Missouri State also chose incel culture as their focus, but decided to address the roots of its negative aspects in younger children. They enlisted parents and local school teachers in promoting their K.E.Y. campaign — Kindness Empowers Youth — an experiential learning program focused on teaching emotional intelligence, self-concept and healthy coping skills to elementary school students. View the K.E.Y. campaign presentation.

What the team said:

Team member Jordan Moore: “When we chose incel ideology as our focus we knew we didn’t want to talk about it directly to these third-, fourth- and fifth-graders. A big portion of the campaign was going to have to be educating the community about this growing concern of incel violence. That’s when we started going into schools, where you can start educating the teachers about it, and gradually explaining it to parents in a way that didn’t frighten them.”

Read an in-depth Q&A about the winning K.E.Y. campaign with Jordan Moore. 

What the judges said:

“What impressed us all is the fact that you enlisted not just the targeted youth themselves, but parents and educators in this cause.
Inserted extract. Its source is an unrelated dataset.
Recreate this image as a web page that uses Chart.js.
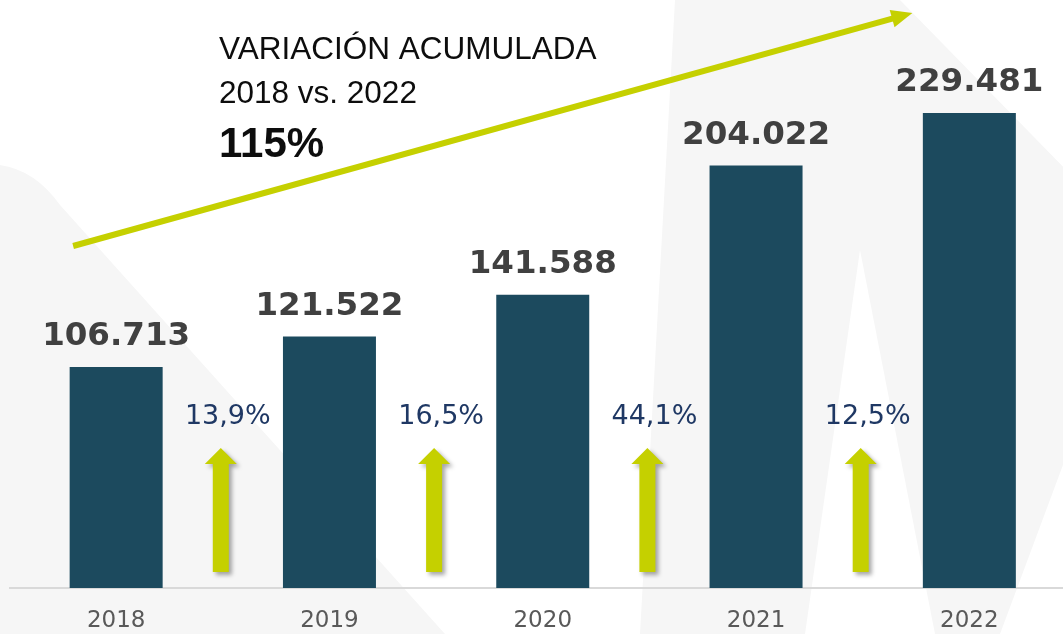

We think there is remarkable potential for your project as well as the others. We challenge you to take this day and go higher and go further and we're looking forward to watching you succeed.”

Next steps:

“The award will be put back into the campaign to further develop our game and lesson plans … building out the game and making it more engaging for the kids. We just applied for a grant through the Department of Homeland Security, but we’re also looking for other grants to apply for — local grants in the St. Louis and Springfield areas or statewide in Missouri. We're in the process of becoming a 501c3, and team members are in conversations with educators in the Springfield area and elsewhere in Missouri to hopefully begin implementing these ideas in the fall.”